This Week on the Central Coast
The hostel gets an upgrade, Sand City's West End Celebration, Marina rallies around a local bakery, SC wants to expand Homeless Garden Project, and Bookshop SC hosts an evening with Sandra Cisneros.
Monterey hostel is getting an upgrade
The hostel on Hawthorne street near Cannery Row is getting remodeled. After the hostel closed due to the pandemic, a Nashville-based non-profit company took it over. The company is remodeling throughout 2021 and hopes to reopen the location in 2022. The owner, Ron Limb, is from the area and this will be the company’s first hostel outside of Tennessee.
Artists will paint murals throughout Sand City as part of the West End Celebration
Sand City will bring together thirty-one artists to paint murals for the 20th annual West End Celebration. Sand City has long been solidifying itself as an art city. To further push this point, several murals will be visible from the freeway after this year’s event. Several murals can be found on the Monterey Weekly’s article, as well as plenty of background information about the event and it’s coordinators and artists.
Help a local business by eating their cheesecakes!
A local cheesecake bakery was facing closure when they could not renew their lease. With the pandemic seriously hindering their sales, Cheesecake Dreamations set up a GoFundMe account as a last resort. The community rallied around the bakery and as of Saturday, owner Melissa Yeater announced that they would be able to renew their lease. It’s a great story and the perfect example of how our community comes together to help each other at the biggest time of need! You can order online and view the menu here, though it would be wise to call ahead of time; they have been selling out every day!
Homeless Garden Project petitions for a new development.
The non-profit would like to use the site of the closed Pogonip Clubhouse to expand its “organic farm job skills training and housing support program for homeless individuals”. The Santa Cruz City Counsel is fully on-board with the project, voting unanimously to review the proposal. The proposed plans would replace the tennis courts and swimming pool (which is filled-in and unusable) with a 9.5 acre farm, as well as renovate the existing clubhouse. The layout of the proposed plan is at the link.

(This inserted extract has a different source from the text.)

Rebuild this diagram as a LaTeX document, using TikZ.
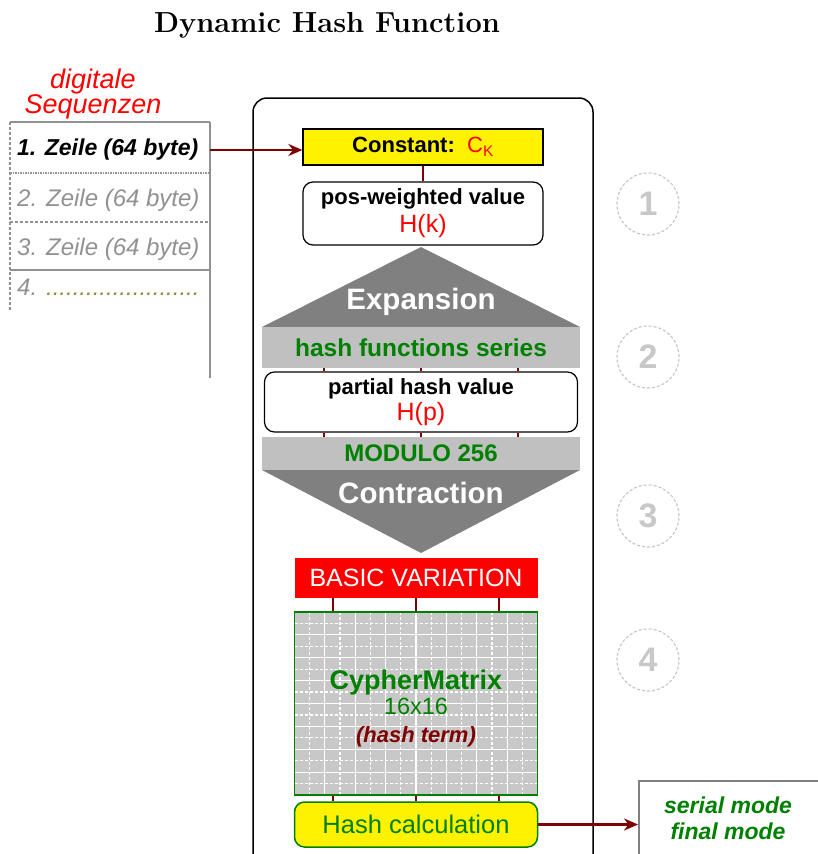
\documentclass[tikz,border=0pt]{standalone}
\usepackage{fontspec}
\setsansfont{Liberation Sans}
\usetikzlibrary{calc,arrows.meta}

\definecolor{darkred}{RGB}{128,0,0}
\definecolor{hashgreen}{RGB}{0,128,0}
\definecolor{midgrey}{RGB}{128,128,128}
\definecolor{bargrey}{RGB}{192,192,192}
\definecolor{cellgrey}{RGB}{200,200,200}
\definecolor{stepgrey}{RGB}{200,200,200}
\definecolor{rowgrey}{RGB}{145,145,145}
\definecolor{dotolive}{RGB}{150,140,60}

\begin{document}
\begin{tikzpicture}[x=1pt,y=-1pt,
    every node/.style={inner sep=0pt},
    sans/.style={execute at begin node={\sffamily\fontsize{#1}{#1}\selectfont}},
    constbox/.style={draw,fill=yellow,line width=1.2pt,minimum width=240,minimum height=36},
    valuebox/.style={draw,fill=white,rounded corners=10,line width=1.2pt,align=center},
    barbox/.style={fill=bargrey,minimum width=318,text=hashgreen},
    varbox/.style={fill=red,minimum width=243,minimum height=40,text=white},
    cellbox/.style={draw=hashgreen,fill=cellgrey,line width=1.5pt,minimum width=243,minimum height=183},
    calcbox/.style={draw=hashgreen,fill=yellow,rounded corners=10,line width=1.5pt,minimum width=243,minimum height=45,text=hashgreen},
    flow/.style={darkred,line width=2.5pt,-{Stealth[length=14pt,width=12pt]}},
    link/.style={darkred,line width=2pt},
    stepmark/.style={circle,draw=stepgrey,densely dashed,line width=1.2pt,minimum size=62,text=stepgrey},
    rowline/.style={rowgrey,line width=1.5pt}]
  \useasboundingbox (0,0) rectangle (817,854);

  % title
  \node[font={\bfseries\fontsize{29}{34}\selectfont}] (title) at (327,25) {Dynamic Hash Function};

  % digital sequences on the left
  \node[font={\sffamily\itshape\fontsize{27}{23}\selectfont},text=red,align=center] (seqhead) at (93,94) {digitale\\Sequenzen};
  \draw[rowline] (10,122) -- (210,122);
  \draw[rowline,densely dotted] (10,173) -- (210,173);
  \draw[rowline,densely dashed] (10,222) -- (210,222);
  \draw[rowline] (10,270) -- (210,270);
  \draw[rowline] (210,122) -- (210,378);
  \draw[rowline,densely dashed] (10,122) -- (10,310);
  \node[sans=23,font=\bfseries\itshape,anchor=west] (row1) at (17,150) {1. Zeile (64 byte)};
  \node[sans=24,font=\itshape,text=rowgrey,anchor=west] (row2) at (17,200) {2. Zeile (64 byte)};
  \node[sans=24,font=\itshape,text=rowgrey,anchor=west] (row3) at (17,249) {3. Zeile (64 byte)};
  \node[sans=24,font=\itshape,text=rowgrey,anchor=west] (row4) at (17,287) {4. \textcolor{dotolive}{.......................}};
  \coordinate (rowedge) at (210,150);

  % frame of the hash function
  \draw[line width=1.5pt,rounded corners=14] (253,870) -- (253,98) -- (593,98) -- (593,870);

  % step 1
  \node[constbox,sans=22] (const) at (423,147) {\bfseries Constant:\ \ \textcolor{red}{\mdseries C\textsubscript{K}}};
  \node[valuebox,minimum width=240,minimum height=63,sans=22] (posval) at (423,213.5)
    {\bfseries pos-weighted value\\[4pt]\textcolor{red}{\fontsize{25}{25}\selectfont H(k)}};
  \draw[link] (const) -- (posval);
  \draw[fill=midgrey,draw=none] (421,247) -- (580,327) -- (262,327) -- cycle;
  \node[sans=29.5,font=\bfseries,text=white] (expand) at (421,302) {Expansion};

  % step 2
  \node[barbox,minimum height=41,sans=24.5,font=\bfseries] (series) at (421,347.5) {hash functions series};
  \node[valuebox,minimum width=313,minimum height=60,sans=22] (partial) at (421,402)
    {\bfseries partial hash value\\[3pt]\textcolor{red}{\mdseries\fontsize{25}{25}\selectfont H(p)}};
  \node[barbox,minimum height=33,sans=24,font=\bfseries] (modulo) at (421,453.5) {MODULO 256};
  \foreach \dx in {-97,0,97} {
    \draw[link] ([xshift=\dx]series.south) -- ([xshift=\dx]partial.north);
    \draw[link] ([xshift=\dx]partial.south) -- ([xshift=\dx]modulo.north);
  }

  % step 3
  \draw[fill=midgrey,draw=none] (262,470) -- (580,470) -- (421,553) -- cycle;
  \node[sans=29.5,font=\bfseries,text=white] (contract) at (421,493) {Contraction};

  % step 4
  \node[varbox,sans=25] (basic) at (416,578) {BASIC VARIATION};
  \node[cellbox,path picture={
      \foreach \i in {1,...,15} {
        \ifodd\i \def\gridstyle{densely dashed}\else\def\gridstyle{solid}\fi
        \draw[white,line width=1.2pt,\gridstyle]
          ($(path picture bounding box.north west)!{\i/16}!(path picture bounding box.north east)$) --
          ($(path picture bounding box.south west)!{\i/16}!(path picture bounding box.south east)$);
        \draw[white,line width=1.2pt,\gridstyle]
          ($(path picture bounding box.north west)!{\i/16}!(path picture bounding box.south west)$) --
          ($(path picture bounding box.north east)!{\i/16}!(path picture bounding box.south east)$);
      }}] (cypher) at (416,703.5) {};
  \node[sans=27,font=\bfseries,text=hashgreen] (cyname) at (416,683) {CypherMatrix};
  \node[sans=23.5,text=hashgreen] (cysize) at (416,706) {16x16};
  \node[sans=22,font=\bfseries\itshape,text=darkred] (cyterm) at (416,737) {(hash term)};
  \node[calcbox,sans=25.5] (calc) at (416,824.5) {Hash calculation};
  \foreach \dx in {-83,0,83} {
    \draw[link] ([xshift=\dx]basic.south) -- ([xshift=\dx]cypher.north);
    \draw[link] ([xshift=\dx]cypher.south) -- ([xshift=\dx]calc.north);
  }

  % output modes
  \node[draw=midgrey,line width=2pt,anchor=north west,minimum width=260,minimum height=120] (outbox) at (638,780) {};
  \node[sans=23,font=\bfseries\itshape,text=hashgreen,align=center] (modes) at (728,818)
    {serial mode\\[3pt]final mode};

  % connectors into and out of the frame
  \draw[flow] (rowedge) -- (rowedge -| const.west);
  \draw[flow] (calc.east) -- (outbox.west |- calc.east);

  % step marks
  \foreach \n/\y in {1/204,2/357,3/516,4/660}
    \node[stepmark,sans=34,font=\bfseries] (mark\n) at (648,\y) {\n};
\end{tikzpicture}
\end{document}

An evening with author Sandra Cisneros will be featured at Bookshop Santa Cruz
UCSC’s Humanities Institute is co-sponsoring an online event with the author with Bookshop Santa Cruz. Sandra Cisneros is best known for The House on Mango Street, which has sold over 6 million copies, been translated into more than 20 languages, and has become required reading at schools across the United States. The event will have Cisneros discussing her new book, Martita, I Remember You/Martita, te recuerdo, with Emmy Award winning journalist Rubén Martínez. “The book will be published the day before in a dual-language edition.”